## PROBLEM TO WORK ON
Omit the images, then output each of the records below exactly.

Recorded data

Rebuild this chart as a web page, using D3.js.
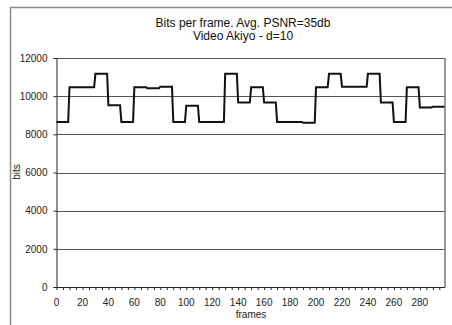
<!DOCTYPE html>
<html>
<head>
<meta charset="utf-8">
<script src="https://cdn.jsdelivr.net/npm/d3@7"></script>
<style>
  body { margin: 0; background: #fff; }
  svg { display: block; font-family: "Liberation Sans", Arial, sans-serif; }
</style>
</head>
<body>
<div id="chart"></div>
<script>
// each segment: first frame and bits per frame level
const segStart = [0, 10, 20, 30, 40, 50, 60, 70, 80, 90, 100, 110, 120, 130, 140, 150, 160, 170, 180, 190, 200, 210, 220, 230, 240, 250, 260, 270, 280, 290];
const segBits = [8650, 10470, 10470, 11170, 9520, 8650, 10470, 10420, 10500, 8650, 9500, 8650, 8650, 11170, 9670, 10470, 9670, 8650, 8650, 8610, 10470, 11170, 10500, 10500, 11170, 9670, 8650, 10470, 9410, 9450];
const lastFrame = 299;
const yTicks = [0, 2000, 4000, 6000, 8000, 10000, 12000];
const xLabels = [0, 20, 40, 60, 80, 100, 120, 140, 160, 180, 200, 220, 240, 260, 280];
const titleLines = ["Bits per frame. Avg. PSNR=35db", "Video Akiyo - d=10"];

const W = 452, H = 325;
const plot = {left: 56.5, right: 444.5, top: 58, bottom: 287};

const svg = d3.select('#chart').append('svg').attr('width', W).attr('height', H);

// outer chart border
svg.append('rect').attr('x', 10.5).attr('y', 7.5).attr('width', 460).attr('height', 340)
  .attr('fill', '#fff').attr('stroke', '#8c8c8c').attr('stroke-width', 1.5);

const x = d3.scaleLinear().domain([0, lastFrame]).range([plot.left, plot.right]);
const y = d3.scaleLinear().domain([0, 12000]).range([plot.bottom, plot.top]);

// gridlines
svg.append('g').selectAll('line').data(yTicks.filter(d => d > 0)).join('line')
  .attr('x1', plot.left).attr('x2', plot.right)
  .attr('y1', d => Math.round(y(d)) + 0.5).attr('y2', d => Math.round(y(d)) + 0.5)
  .attr('stroke', '#555').attr('stroke-width', 1);

// right border of plot area
svg.append('line').attr('x1', plot.right + 0.5).attr('x2', plot.right + 0.5)
  .attr('y1', plot.top).attr('y2', plot.bottom)
  .attr('stroke', '#333').attr('stroke-width', 1);

// y axis
const yAxis = svg.append('g').attr('transform', `translate(${plot.left},0)`)
  .call(d3.axisLeft(y).tickValues(yTicks).tickSize(3).tickPadding(6).tickFormat(d3.format('d')));
yAxis.select('.domain').attr('stroke', '#222');
yAxis.selectAll('.tick line').attr('stroke', '#222');
yAxis.selectAll('text').attr('font-size', 10).attr('fill', '#222')
  .attr('font-family', '"Liberation Sans", Arial, sans-serif');

// x axis: minor ticks every 5 frames, labels every 20
const minorTicks = d3.range(0, lastFrame + 1, 5);
const xAxis = svg.append('g').attr('transform', `translate(0,${plot.bottom})`)
  .call(d3.axisBottom(x).tickValues(minorTicks).tickSize(3).tickSizeOuter(0).tickFormat(''));
xAxis.select('.domain').attr('stroke', '#222');
xAxis.selectAll('.tick line').attr('stroke', '#222');

svg.append('g').selectAll('text').data(xLabels).join('text')
  .attr('x', d => x(d)).attr('y', 306)
  .attr('text-anchor', 'middle').attr('font-size', 10).attr('fill', '#222')
  .text(d => d);

// series: hold each level through its segment, then move to the next
const pts = [];
segStart.forEach((s, i) => {
  const end = i < segStart.length - 1 ? segStart[i + 1] - 1 : lastFrame;
  pts.push([s, segBits[i]]);
  pts.push([end, segBits[i]]);
});
svg.append('path').datum(pts)
  .attr('fill', 'none').attr('stroke', '#111').attr('stroke-width', 2)
  .attr('stroke-linejoin', 'miter')
  .attr('d', d3.line().x(d => x(d[0])).y(d => y(d[1])));

// titles
svg.append('g').selectAll('text').data(titleLines).join('text')
  .attr('x', 243).attr('y', (d, i) => 27 + i * 13)
  .attr('text-anchor', 'middle').attr('font-size', 12).attr('fill', '#111')
  .text(d => d);

svg.append('text').attr('x', 251).attr('y', 318).attr('text-anchor', 'middle')
  .attr('font-size', 10).attr('fill', '#222').text('frames');

svg.append('text').attr('transform', `translate(20,172) rotate(-90)`)
  .attr('text-anchor', 'middle').attr('font-size', 10).attr('fill', '#222').text('bits');
</script>
</body>
</html>
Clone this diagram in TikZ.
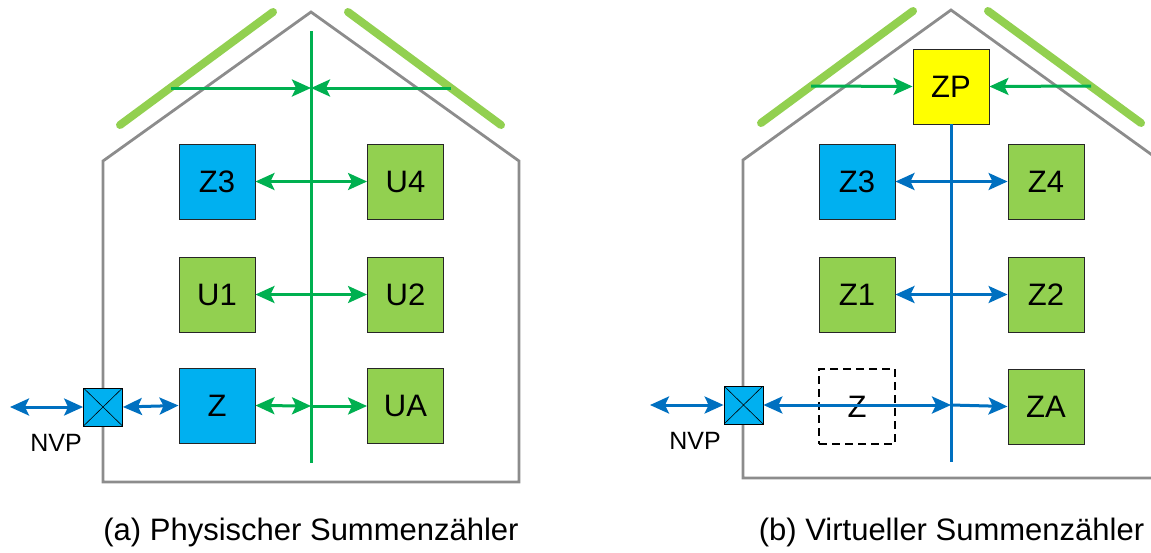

## ANSWER TO THIS PROBLEM
Rebuild this chart as a web page, using D3.js.
<!DOCTYPE html>
<html>
<head>
<meta charset="utf-8">
<script src="https://cdn.jsdelivr.net/npm/d3@7"></script>
<style>
  body { margin: 0; background: #fff; }
  svg { display: block; font-family: "Liberation Sans", Arial, sans-serif; }
</style>
</head>
<body>
<div id="chart"></div>
<script>
// each segment: first frame and bits per frame level
const segStart = [0, 10, 20, 30, 40, 50, 60, 70, 80, 90, 100, 110, 120, 130, 140, 150, 160, 170, 180, 190, 200, 210, 220, 230, 240, 250, 260, 270, 280, 290];
const segBits = [8650, 10470, 10470, 11170, 9520, 8650, 10470, 10420, 10500, 8650, 9500, 8650, 8650, 11170, 9670, 10470, 9670, 8650, 8650, 8610, 10470, 11170, 10500, 10500, 11170, 9670, 8650, 10470, 9410, 9450];
const lastFrame = 299;
const yTicks = [0, 2000, 4000, 6000, 8000, 10000, 12000];
const xLabels = [0, 20, 40, 60, 80, 100, 120, 140, 160, 180, 200, 220, 240, 260, 280];
const titleLines = ["Bits per frame. Avg. PSNR=35db", "Video Akiyo - d=10"];

const W = 452, H = 325;
const plot = {left: 56.5, right: 444.5, top: 58, bottom: 287};

const svg = d3.select('#chart').append('svg').attr('width', W).attr('height', H);

// outer chart border
svg.append('rect').attr('x', 10.5).attr('y', 7.5).attr('width', 460).attr('height', 340)
  .attr('fill', '#fff').attr('stroke', '#8c8c8c').attr('stroke-width', 1.5);

const x = d3.scaleLinear().domain([0, lastFrame]).range([plot.left, plot.right]);
const y = d3.scaleLinear().domain([0, 12000]).range([plot.bottom, plot.top]);

// gridlines
svg.append('g').selectAll('line').data(yTicks.filter(d => d > 0)).join('line')
  .attr('x1', plot.left).attr('x2', plot.right)
  .attr('y1', d => Math.round(y(d)) + 0.5).attr('y2', d => Math.round(y(d)) + 0.5)
  .attr('stroke', '#555').attr('stroke-width', 1);

// right border of plot area
svg.append('line').attr('x1', plot.right + 0.5).attr('x2', plot.right + 0.5)
  .attr('y1', plot.top).attr('y2', plot.bottom)
  .attr('stroke', '#333').attr('stroke-width', 1);

// y axis
const yAxis = svg.append('g').attr('transform', `translate(${plot.left},0)`)
  .call(d3.axisLeft(y).tickValues(yTicks).tickSize(3).tickPadding(6).tickFormat(d3.format('d')));
yAxis.select('.domain').attr('stroke', '#222');
yAxis.selectAll('.tick line').attr('stroke', '#222');
yAxis.selectAll('text').attr('font-size', 10).attr('fill', '#222')
  .attr('font-family', '"Liberation Sans", Arial, sans-serif');

// x axis: minor ticks every 5 frames, labels every 20
const minorTicks = d3.range(0, lastFrame + 1, 5);
const xAxis = svg.append('g').attr('transform', `translate(0,${plot.bottom})`)
  .call(d3.axisBottom(x).tickValues(minorTicks).tickSize(3).tickSizeOuter(0).tickFormat(''));
xAxis.select('.domain').attr('stroke', '#222');
xAxis.selectAll('.tick line').attr('stroke', '#222');

svg.append('g').selectAll('text').data(xLabels).join('text')
  .attr('x', d => x(d)).attr('y', 306)
  .attr('text-anchor', 'middle').attr('font-size', 10).attr('fill', '#222')
  .text(d => d);

// series: hold each level through its segment, then move to the next
const pts = [];
segStart.forEach((s, i) => {
  const end = i < segStart.length - 1 ? segStart[i + 1] - 1 : lastFrame;
  pts.push([s, segBits[i]]);
  pts.push([end, segBits[i]]);
});
svg.append('path').datum(pts)
  .attr('fill', 'none').attr('stroke', '#111').attr('stroke-width', 2)
  .attr('stroke-linejoin', 'miter')
  .attr('d', d3.line().x(d => x(d[0])).y(d => y(d[1])));

// titles
svg.append('g').selectAll('text').data(titleLines).join('text')
  .attr('x', 243).attr('y', (d, i) => 27 + i * 13)
  .attr('text-anchor', 'middle').attr('font-size', 12).attr('fill', '#111')
  .text(d => d);

svg.append('text').attr('x', 251).attr('y', 318).attr('text-anchor', 'middle')
  .attr('font-size', 10).attr('fill', '#222').text('frames');

svg.append('text').attr('transform', `translate(20,172) rotate(-90)`)
  .attr('text-anchor', 'middle').attr('font-size', 10).attr('fill', '#222').text('bits');
</script>
</body>
</html>
Clone this diagram in TikZ.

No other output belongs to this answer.